AIM OF THE TASK: Reproduce the material below line by line, beginning with its first line and ending with the line that contains "(e6c) at (1000,428)"; leave out pictures.

● ● ● ● ● ● ●

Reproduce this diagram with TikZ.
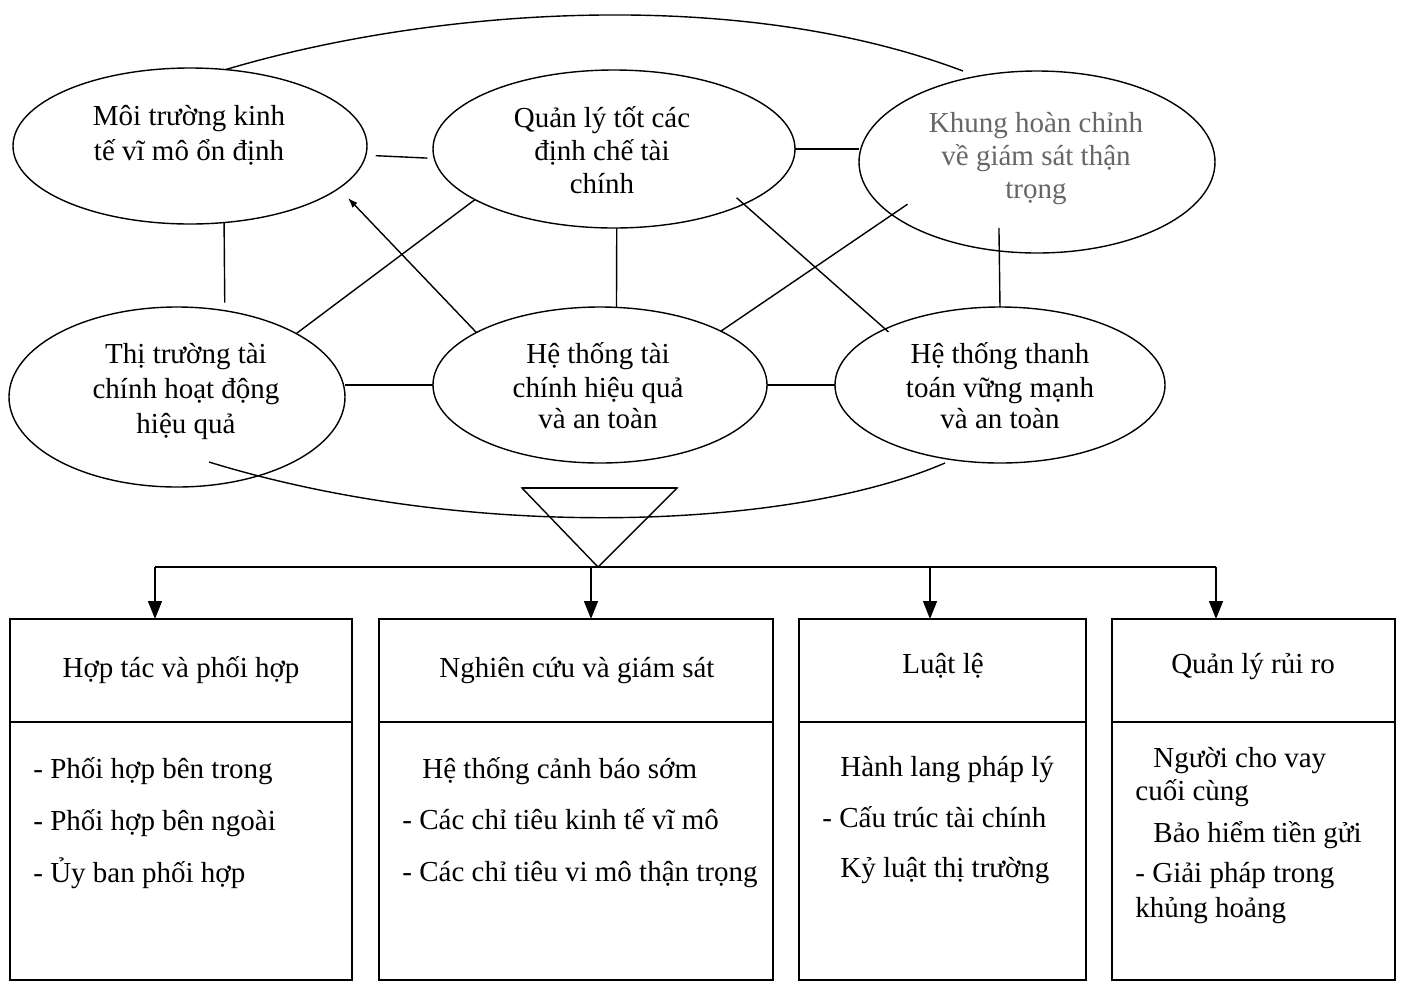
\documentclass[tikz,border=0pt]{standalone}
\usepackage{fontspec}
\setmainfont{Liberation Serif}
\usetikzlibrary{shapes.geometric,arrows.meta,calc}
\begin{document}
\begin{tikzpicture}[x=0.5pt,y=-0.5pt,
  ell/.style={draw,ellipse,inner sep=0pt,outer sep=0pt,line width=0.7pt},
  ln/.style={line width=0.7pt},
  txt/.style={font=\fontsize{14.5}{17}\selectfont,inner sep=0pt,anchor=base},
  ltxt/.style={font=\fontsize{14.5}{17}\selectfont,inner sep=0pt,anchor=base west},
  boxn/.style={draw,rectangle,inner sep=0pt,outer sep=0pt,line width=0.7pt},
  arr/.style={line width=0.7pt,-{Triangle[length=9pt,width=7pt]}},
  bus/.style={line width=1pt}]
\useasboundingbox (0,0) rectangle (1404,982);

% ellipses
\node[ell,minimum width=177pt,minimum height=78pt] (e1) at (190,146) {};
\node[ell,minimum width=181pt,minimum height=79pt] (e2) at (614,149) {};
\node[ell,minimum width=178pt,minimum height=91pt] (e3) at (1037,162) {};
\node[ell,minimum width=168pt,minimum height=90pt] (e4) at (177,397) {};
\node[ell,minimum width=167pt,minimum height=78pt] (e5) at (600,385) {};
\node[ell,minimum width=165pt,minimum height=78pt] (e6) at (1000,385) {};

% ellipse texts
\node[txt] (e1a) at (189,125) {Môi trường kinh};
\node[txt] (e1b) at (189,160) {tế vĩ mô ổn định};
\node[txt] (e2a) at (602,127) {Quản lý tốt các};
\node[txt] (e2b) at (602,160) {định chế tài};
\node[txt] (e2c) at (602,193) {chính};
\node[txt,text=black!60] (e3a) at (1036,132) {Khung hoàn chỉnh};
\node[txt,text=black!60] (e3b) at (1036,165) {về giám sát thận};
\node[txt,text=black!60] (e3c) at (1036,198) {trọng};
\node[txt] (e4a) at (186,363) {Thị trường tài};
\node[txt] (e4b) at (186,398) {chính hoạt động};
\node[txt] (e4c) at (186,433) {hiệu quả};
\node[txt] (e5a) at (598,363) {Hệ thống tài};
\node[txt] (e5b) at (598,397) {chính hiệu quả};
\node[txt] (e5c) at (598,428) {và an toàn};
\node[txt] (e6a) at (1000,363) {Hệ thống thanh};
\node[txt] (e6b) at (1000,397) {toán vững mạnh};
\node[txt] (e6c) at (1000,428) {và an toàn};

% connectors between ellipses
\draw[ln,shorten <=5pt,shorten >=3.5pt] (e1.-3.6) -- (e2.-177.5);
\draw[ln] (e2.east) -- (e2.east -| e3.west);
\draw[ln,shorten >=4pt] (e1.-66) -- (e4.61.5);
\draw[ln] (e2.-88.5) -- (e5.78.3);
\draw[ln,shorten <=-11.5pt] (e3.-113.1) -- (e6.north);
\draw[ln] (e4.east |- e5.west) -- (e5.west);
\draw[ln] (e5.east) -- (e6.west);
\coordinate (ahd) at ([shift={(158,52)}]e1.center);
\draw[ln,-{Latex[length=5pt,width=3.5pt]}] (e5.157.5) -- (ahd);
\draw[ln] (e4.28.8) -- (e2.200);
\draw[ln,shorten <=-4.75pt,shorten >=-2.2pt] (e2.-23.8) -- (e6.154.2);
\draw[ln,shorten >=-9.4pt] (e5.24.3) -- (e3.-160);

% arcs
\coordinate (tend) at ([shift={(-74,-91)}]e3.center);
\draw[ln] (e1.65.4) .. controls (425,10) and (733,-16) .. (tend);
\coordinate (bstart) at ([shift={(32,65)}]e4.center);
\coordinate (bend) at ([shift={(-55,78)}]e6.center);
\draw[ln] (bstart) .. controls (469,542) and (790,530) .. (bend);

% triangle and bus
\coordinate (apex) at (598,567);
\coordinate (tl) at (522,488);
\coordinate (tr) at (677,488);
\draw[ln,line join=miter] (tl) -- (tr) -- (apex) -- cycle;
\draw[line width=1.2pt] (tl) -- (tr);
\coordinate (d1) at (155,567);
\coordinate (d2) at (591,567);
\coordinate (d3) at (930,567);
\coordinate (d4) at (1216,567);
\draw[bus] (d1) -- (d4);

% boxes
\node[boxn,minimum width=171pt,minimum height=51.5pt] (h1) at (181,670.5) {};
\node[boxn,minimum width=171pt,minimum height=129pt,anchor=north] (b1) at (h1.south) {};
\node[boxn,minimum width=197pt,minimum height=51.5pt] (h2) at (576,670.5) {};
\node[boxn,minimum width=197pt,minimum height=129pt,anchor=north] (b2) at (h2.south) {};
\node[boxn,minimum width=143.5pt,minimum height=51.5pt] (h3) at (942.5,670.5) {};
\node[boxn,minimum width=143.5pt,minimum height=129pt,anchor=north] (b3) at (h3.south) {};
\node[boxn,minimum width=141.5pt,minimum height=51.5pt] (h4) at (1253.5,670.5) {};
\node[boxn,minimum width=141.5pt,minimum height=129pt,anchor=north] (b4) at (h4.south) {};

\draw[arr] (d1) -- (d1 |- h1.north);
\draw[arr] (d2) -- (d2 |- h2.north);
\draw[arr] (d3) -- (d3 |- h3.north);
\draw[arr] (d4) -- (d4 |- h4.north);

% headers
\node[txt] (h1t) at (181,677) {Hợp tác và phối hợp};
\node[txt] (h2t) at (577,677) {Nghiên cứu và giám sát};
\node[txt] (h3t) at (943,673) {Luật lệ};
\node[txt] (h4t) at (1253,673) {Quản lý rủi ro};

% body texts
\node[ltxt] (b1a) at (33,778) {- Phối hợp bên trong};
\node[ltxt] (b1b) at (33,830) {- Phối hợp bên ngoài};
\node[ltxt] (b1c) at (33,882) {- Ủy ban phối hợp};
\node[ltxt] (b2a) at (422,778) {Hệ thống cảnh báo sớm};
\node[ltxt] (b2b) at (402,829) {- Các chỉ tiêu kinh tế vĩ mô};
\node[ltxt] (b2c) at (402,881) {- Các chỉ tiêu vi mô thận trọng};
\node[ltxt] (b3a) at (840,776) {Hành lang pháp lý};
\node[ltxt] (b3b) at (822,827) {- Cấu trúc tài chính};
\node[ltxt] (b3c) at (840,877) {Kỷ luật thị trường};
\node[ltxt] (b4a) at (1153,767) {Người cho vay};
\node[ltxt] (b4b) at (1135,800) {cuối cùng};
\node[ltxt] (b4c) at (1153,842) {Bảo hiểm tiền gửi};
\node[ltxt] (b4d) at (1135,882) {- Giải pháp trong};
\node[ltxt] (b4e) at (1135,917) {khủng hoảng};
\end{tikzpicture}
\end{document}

● ● ● ● ● ● ●

RESULT OF THE TASK:
Reproduce this diagram with TikZ.
\documentclass[tikz,border=0pt]{standalone}
\usepackage{fontspec}
\setmainfont{Liberation Serif}
\usetikzlibrary{shapes.geometric,arrows.meta,calc}
\begin{document}
\begin{tikzpicture}[x=0.5pt,y=-0.5pt,
  ell/.style={draw,ellipse,inner sep=0pt,outer sep=0pt,line width=0.7pt},
  ln/.style={line width=0.7pt},
  txt/.style={font=\fontsize{14.5}{17}\selectfont,inner sep=0pt,anchor=base},
  ltxt/.style={font=\fontsize{14.5}{17}\selectfont,inner sep=0pt,anchor=base west},
  boxn/.style={draw,rectangle,inner sep=0pt,outer sep=0pt,line width=0.7pt},
  arr/.style={line width=0.7pt,-{Triangle[length=9pt,width=7pt]}},
  bus/.style={line width=1pt}]
\useasboundingbox (0,0) rectangle (1404,982);

% ellipses
\node[ell,minimum width=177pt,minimum height=78pt] (e1) at (190,146) {};
\node[ell,minimum width=181pt,minimum height=79pt] (e2) at (614,149) {};
\node[ell,minimum width=178pt,minimum height=91pt] (e3) at (1037,162) {};
\node[ell,minimum width=168pt,minimum height=90pt] (e4) at (177,397) {};
\node[ell,minimum width=167pt,minimum height=78pt] (e5) at (600,385) {};
\node[ell,minimum width=165pt,minimum height=78pt] (e6) at (1000,385) {};

% ellipse texts
\node[txt] (e1a) at (189,125) {Môi trường kinh};
\node[txt] (e1b) at (189,160) {tế vĩ mô ổn định};
\node[txt] (e2a) at (602,127) {Quản lý tốt các};
\node[txt] (e2b) at (602,160) {định chế tài};
\node[txt] (e2c) at (602,193) {chính};
\node[txt,text=black!60] (e3a) at (1036,132) {Khung hoàn chỉnh};
\node[txt,text=black!60] (e3b) at (1036,165) {về giám sát thận};
\node[txt,text=black!60] (e3c) at (1036,198) {trọng};
\node[txt] (e4a) at (186,363) {Thị trường tài};
\node[txt] (e4b) at (186,398) {chính hoạt động};
\node[txt] (e4c) at (186,433) {hiệu quả};
\node[txt] (e5a) at (598,363) {Hệ thống tài};
\node[txt] (e5b) at (598,397) {chính hiệu quả};
\node[txt] (e5c) at (598,428) {và an toàn};
\node[txt] (e6a) at (1000,363) {Hệ thống thanh};
\node[txt] (e6b) at (1000,397) {toán vững mạnh};
\node[txt] (e6c) at (1000,428) {và an toàn};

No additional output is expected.